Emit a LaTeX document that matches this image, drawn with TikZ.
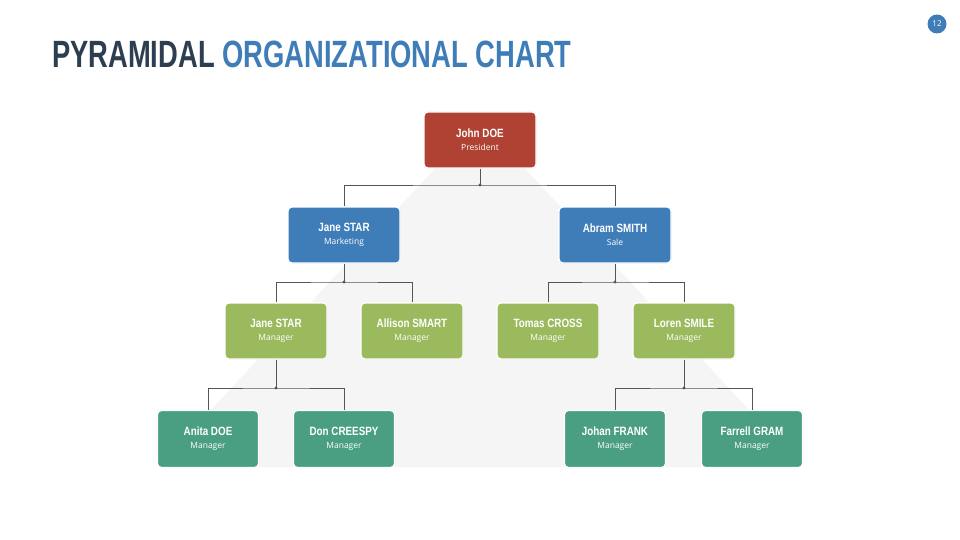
\documentclass[tikz,border=0pt]{standalone}
\usepackage{fontspec}
\setmainfont{Open Sans}
\newfontfamily\headfont{Liberation Sans}
\usetikzlibrary{positioning,shadows}
\definecolor{titledark}{HTML}{2D3E50}
\definecolor{titleblue}{HTML}{3F7DB8}
\definecolor{presred}{HTML}{B04234}
\definecolor{deptblue}{HTML}{3F7DB8}
\definecolor{mgrgreen}{HTML}{9BBA5E}
\definecolor{staffteal}{HTML}{4A9E82}
\definecolor{linegray}{HTML}{555555}
\newcommand{\person}[2]{{\headfont\bfseries\fontsize{12}{13}\selectfont\scalebox{0.82}[1]{#1}}\\[1pt]{\fontsize{8.5}{10}\selectfont #2}}
\begin{document}
\begin{tikzpicture}[
    x=1pt, y=-1pt,
    box/.style={rectangle, rounded corners=4pt, draw=white, line width=1.2pt, text=white, align=center, inner sep=2pt, drop shadow={opacity=0.15, shadow xshift=0.5pt, shadow yshift=-0.5pt}},
    president/.style={box, fill=presred, minimum width=112pt, minimum height=56pt},
    dept/.style={box, fill=deptblue, minimum width=112pt, minimum height=56pt},
    manager/.style={box, fill=mgrgreen, minimum width=102pt, minimum height=56pt},
    staff/.style={box, fill=staffteal, minimum width=101pt, minimum height=57pt},
    link/.style={linegray, line width=0.5pt},
    joint/.style={circle, fill=linegray, inner sep=1.1pt}
]
    \useasboundingbox (0,0) rectangle (960,540);
    % Background pyramid
    \fill [gray!8] (480,120) -- (802,467) -- (158,467) -- cycle;

    % Title and page number
    \node [anchor=base west, inner sep=0] (title) at (52,68)
        {\headfont\bfseries\fontsize{38}{40}\selectfont\scalebox{0.72}[1]{\textcolor{titledark}{PYRAMIDAL} \textcolor{titleblue}{ORGANIZATIONAL CHART}}};
    \node [circle, fill=titleblue, text=white, minimum size=19pt, inner sep=0, font=\fontsize{8}{8}\selectfont] (page) at (937,24) {12};

    % Top level
    \node [president] (john) at (480,140) {\person{John DOE}{President}};

    % Second level
    \node [dept] (jane) at (344,235) {\person{Jane STAR}{Marketing}};
    \node [dept] (abram) at (615,235) {\person{Abram SMITH}{Sale}};

    % Managers
    \node [manager] (janem) at (276,331) {\person{Jane STAR}{Manager}};
    \node [manager] (allison) at (412,331) {\person{Allison SMART}{Manager}};
    \node [manager] (tomas) at (548,331) {\person{Tomas CROSS}{Manager}};
    \node [manager] (loren) at (684,331) {\person{Loren SMILE}{Manager}};

    % Staff
    \node [staff] (anita) at (208,439) {\person{Anita DOE}{Manager}};
    \node [staff] (don) at (344,439) {\person{Don CREESPY}{Manager}};
    \node [staff] (johan) at (615,439) {\person{Johan FRANK}{Manager}};
    \node [staff] (farrell) at (752,439) {\person{Farrell GRAM}{Manager}};

    % Junctions
    \node [joint] (j1) at (480,185) {};
    \node [joint] (j2) at (344,282) {};
    \node [joint] (j3) at (615,282) {};
    \node [joint] (j4) at (276,388) {};
    \node [joint] (j5) at (684,388) {};

    % Connectors
    \draw [link] (john) -- (j1.center);
    \draw [link] (jane.north) |- (j1.center) -| (abram.north);
    \draw [link] (jane) -- (j2.center);
    \draw [link] (janem.north) |- (j2.center) -| (allison.north);
    \draw [link] (abram) -- (j3.center);
    \draw [link] (tomas.north) |- (j3.center) -| (loren.north);
    \draw [link] (janem) -- (j4.center);
    \draw [link] (anita.north) |- (j4.center) -| (don.north);
    \draw [link] (loren) -- (j5.center);
    \draw [link] (johan.north) |- (j5.center) -| (farrell.north);
\end{tikzpicture}
\end{document}
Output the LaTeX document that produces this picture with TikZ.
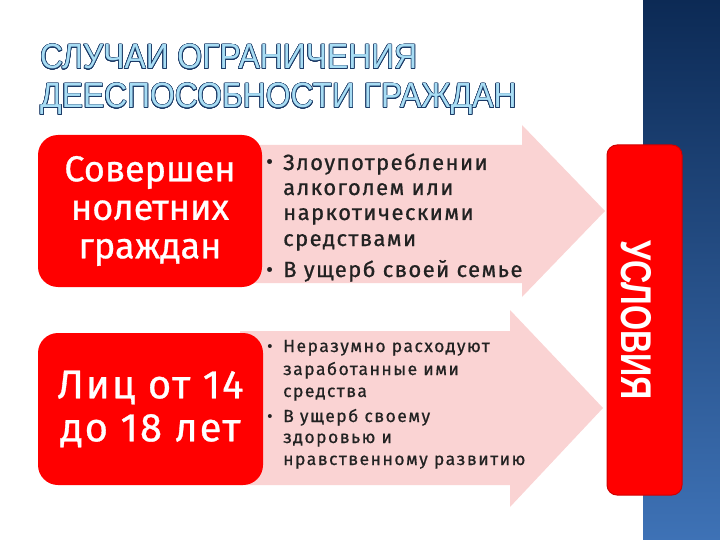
\documentclass[tikz,border=0pt]{standalone}
\usepackage{fontspec}
\setmainfont{Fira Sans}
\newfontfamily\titlefont[FakeStretch=0.91]{Liberation Sans}
\newfontfamily\condfont[FakeStretch=0.75]{Liberation Sans}
\newfontfamily\bodyfontA[FakeBold=0.8, LetterSpace=6.5]{Fira Sans}
\newfontfamily\bodyfontB[FakeBold=0.6, LetterSpace=8.5]{Fira Sans}
\newfontfamily\boxfontA[FakeBold=0.8]{Fira Sans}
\newfontfamily\boxfontB[FakeBold=0.8, LetterSpace=5]{Fira Sans}
\usepackage[copies]{contour}
\contourlength{0.6pt}
\contournumber{24}
\definecolor{boxred}{HTML}{FF0000}
\definecolor{boxedge}{HTML}{D00000}
\definecolor{pinkarrow}{HTML}{FAD3D3}
\definecolor{navy}{HTML}{1B3A66}
\definecolor{titlefill}{HTML}{A8DDF4}
\definecolor{bodytext}{HTML}{222222}
\definecolor{bartop}{HTML}{0C2A55}
\definecolor{barbot}{HTML}{3E72B6}
\tikzset{
  redbox/.style={fill=boxred, rounded corners=20pt, inner sep=0pt, text=white, align=center},
  titleline/.style={anchor=base west, inner sep=0pt, text=titlefill, font=\titlefont\fontsize{35}{38}\selectfont},
  bigtext/.style={anchor=base west, inner sep=0pt, text=bodytext, font=\bodyfontA\fontsize{22}{25}\selectfont},
  smalltext/.style={anchor=base west, inner sep=0pt, text=bodytext, font=\bodyfontB\fontsize{17.5}{22}\selectfont},
  bulletmark/.style={anchor=base west, inner sep=0pt, text=bodytext},
  pinkshape/.style={fill=pinkarrow}
}
\begin{document}
\begin{tikzpicture}[x=1pt,y=-1pt]
\useasboundingbox (0,0) rectangle (720,540);
% right blue bar
\shade[top color=bartop, bottom color=barbot] (643,0) rectangle (720,540);
% title
\node[titleline] (title1) at (40,69) {\contour{navy}{СЛУЧАИ ОГРАНИЧЕНИЯ}};
\node[titleline] (title2) at (40,108) {\contour{navy}{ДЕЕСПОСОБНОСТИ ГРАЖДАН}};
% pink arrows
\fill[pinkshape] (240,145) -- (522,145) -- (522,125) -- (605,211) -- (522,297) -- (522,283) -- (240,283) -- cycle;
\fill[pinkshape] (240,331) -- (510,331) -- (510,310) -- (603,408) -- (510,507) -- (510,485) -- (240,485) -- cycle;
% red boxes
\node[redbox, minimum width=224, minimum height=152, font=\boxfontA\fontsize{36}{38.5}\selectfont] (box1) at (150,211) {Совершен\\нолетних\\граждан};
\node[redbox, minimum width=225, minimum height=152, font=\boxfontB\fontsize{40}{43}\selectfont] (box2) at (150.5,409) {Лиц от 14\\до 18 лет};
% conditions box
\node[fill=boxred, draw=boxedge, line width=1pt, rounded corners=10pt, minimum width=75, minimum height=350, inner sep=0pt] (cond) at (644.5,320) {};
\node[rotate=-90, inner sep=0pt, text=white, font=\condfont\bfseries\fontsize{43}{45}\selectfont] (condtext) at (636.5,320) {УСЛОВИЯ};
% arrow 1 text
\node[bulletmark, font=\fontsize{22}{25}\selectfont] (b1a) at (266,170) {•};
\node[bigtext] (t1a) at (283,170) {Злоупотреблении};
\node[bigtext] (t1b) at (283,195) {алкоголем или};
\node[bigtext] (t1c) at (283,220) {наркотическими};
\node[bigtext] (t1d) at (283,246) {средствами};
\node[bulletmark, font=\fontsize{22}{25}\selectfont] (b1b) at (266,277) {•};
\node[bigtext] (t1e) at (283,277) {В ущерб своей семье};
% arrow 2 text
\node[bulletmark, font=\fontsize{17.5}{22}\selectfont] (b2a) at (267,352) {•};
\node[smalltext] (t2a) at (283,352) {Неразумно расходуют};
\node[smalltext] (t2b) at (283,375) {заработанные ими};
\node[smalltext] (t2c) at (283,397) {средства};
\node[bulletmark, font=\fontsize{17.5}{22}\selectfont] (b2b) at (267,422) {•};
\node[smalltext] (t2d) at (283,422) {В ущерб своему};
\node[smalltext] (t2e) at (283,443) {здоровью и};
\node[smalltext] (t2f) at (283,465) {нравственному развитию};
\end{tikzpicture}
\end{document}
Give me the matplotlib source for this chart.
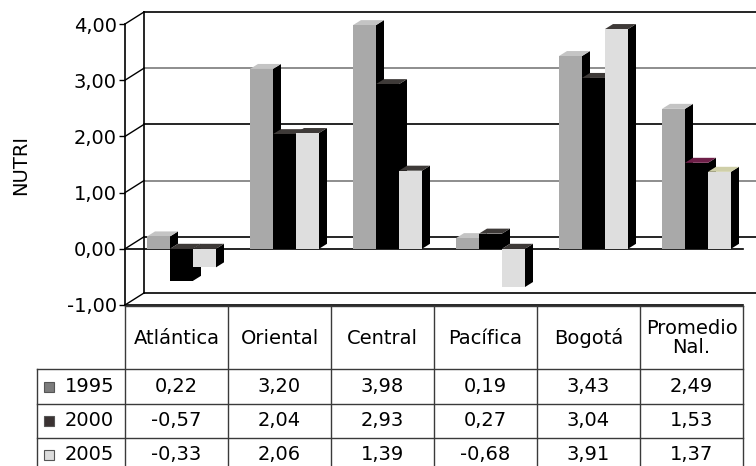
import numpy as np
import matplotlib.pyplot as plt
from matplotlib.patches import Polygon, Rectangle

plt.rcParams['font.family'] = ['DejaVu Sans']

regiones = ["Atlántica", "Oriental", "Central", "Pacífica", "Bogotá", "Promedio\nNal."]
anios = ["1995", "2000", "2005"]
v1995 = [0.22, 3.20, 3.98, 0.19, 3.43, 2.49]
v2000 = [-0.57, 2.04, 2.93, 0.27, 3.04, 1.53]
v2005 = [-0.33, 2.06, 1.39, -0.68, 3.91, 1.37]
yticks = [-1, 0, 1, 2, 3, 4]

series = [v1995, v2000, v2005]
front_col = ['#a9a9a9', '#000000', '#dedede']
top_col = ['#c4c4c4', '#3e3a38', '#3e3a38']
leg_col = ['#7c7c7c', '#3a3232', '#dcdcdc']
# odd coloured tops on the last group
top_fix = {(1, 5): '#6e1f48', (2, 5): '#cfcfa8'}


def fmt(v):
    return f"{v:.2f}".replace('.', ',')


W, H = 756, 466
fig = plt.figure(figsize=(W / 100, H / 100), dpi=100)

# front plane: x 125..743 px, y 4 -> 24 px, -1 -> 305 px
ax = fig.add_axes([125 / W, 1 - 305 / H, 618 / W, 281 / H])
ax.set_xlim(0, 6)
ax.set_ylim(-1, 4)

px_x = 618 / 6
px_y = 281 / 5
bw = 23 / px_x
off0 = 22 / px_x
ddx, ddy = 8 / px_x, 5 / px_y      # bar depth
wdx, wdy = 19 / px_x, 12 / px_y    # wall depth

# walls
for t in yticks:
    c = '#000000' if t % 2 == 0 or t in (-1, 4) else '#7a7a7a'
    ax.plot([wdx, 6.4], [t + wdy, t + wdy], color=c, lw=1.2, zorder=0.5, clip_on=False)
    ax.plot([0, wdx], [t, t + wdy], color='black', lw=1, zorder=0.5, clip_on=False)
ax.plot([wdx, wdx], [-1 + wdy, 4 + wdy], color='black', lw=1.2, zorder=0.5, clip_on=False)
ax.plot([0, 6], [0, 0], color='black', lw=1.2, zorder=1, clip_on=False)
ax.plot([0, 6], [-1, -1], color='black', lw=1.2, zorder=1, clip_on=False)

x = np.arange(len(regiones))
for i, vals in enumerate(series):
    x0 = x + off0 + i * bw
    z = 2 + i
    ax.bar(x0, vals, bw, align='edge', color=front_col[i], linewidth=0, zorder=z, clip_on=False)
    for g, (xl, v) in enumerate(zip(x0, vals)):
        hi, lo = max(v, 0), min(v, 0)
        xr = xl + bw
        side = [(xr, lo), (xr + ddx, lo + ddy), (xr + ddx, hi + ddy), (xr, hi)]
        top = [(xl, hi), (xl + ddx, hi + ddy), (xr + ddx, hi + ddy), (xr, hi)]
        ax.add_patch(Polygon(side, closed=True, fc='black', ec='none', zorder=z - 0.5, clip_on=False))
        ax.add_patch(Polygon(top, closed=True, fc=top_fix.get((i, g), top_col[i]), ec='none',
                             zorder=z - 0.4, clip_on=False))

for s in ['top', 'right', 'bottom']:
    ax.spines[s].set_visible(False)
ax.spines['left'].set_linewidth(1.2)
ax.patch.set_visible(False)
ax.set_xticks([])
ax.set_yticks(yticks, [fmt(t) for t in yticks])
ax.tick_params(axis='y', length=4, width=1, pad=2, labelsize=14)

fig.text(21 / W, 1 - 165 / H, 'NUTRI', rotation=90, ha='center', va='center', fontsize=14)

# data table below, y in pixel units from 306 px down
tax = fig.add_axes([125 / W, 1 - 472 / H, 618 / W, 166 / H])
tax.set_xlim(0, 6)
tax.set_ylim(166, 0)
tax.axis('off')
lc = '#3a3a3a'
xl_tab = (37 - 125) / px_x
rows = [0, 63, 98, 132, 166]
tax.plot([0, 6], [0, 0], color=lc, lw=1, clip_on=False)
for k in range(7):
    tax.plot([k, k], [0, 166], color=lc, lw=1, clip_on=False)
for r in rows[1:4]:
    tax.plot([xl_tab, 6], [r, r], color=lc, lw=1, clip_on=False)
tax.plot([xl_tab, xl_tab], [63, 166], color=lc, lw=1, clip_on=False)

for g, name in enumerate(regiones):
    tax.text(g + 0.5, 32, name, ha='center', va='center', fontsize=14, linespacing=1.05)
for i, vals in enumerate(series):
    yc = (rows[i + 1] + rows[i + 2]) / 2
    tax.add_patch(Rectangle((-0.79, yc - 5), 10 / px_x, 10, fc=leg_col[i], ec='#555555',
                            lw=0.8, clip_on=False))
    tax.text(-0.585, yc, anios[i], ha='left', va='center', fontsize=14, clip_on=False)
    for g, v in enumerate(vals):
        tax.text(g + 0.5, yc, fmt(v), ha='center', va='center', fontsize=14)

fig.savefig('out.png', dpi=100)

EXERCISE BRIEF :: Only the number is wanted: how many lines in the data include the string "matplotlib"?

EXERCISE SOLUTION :: 3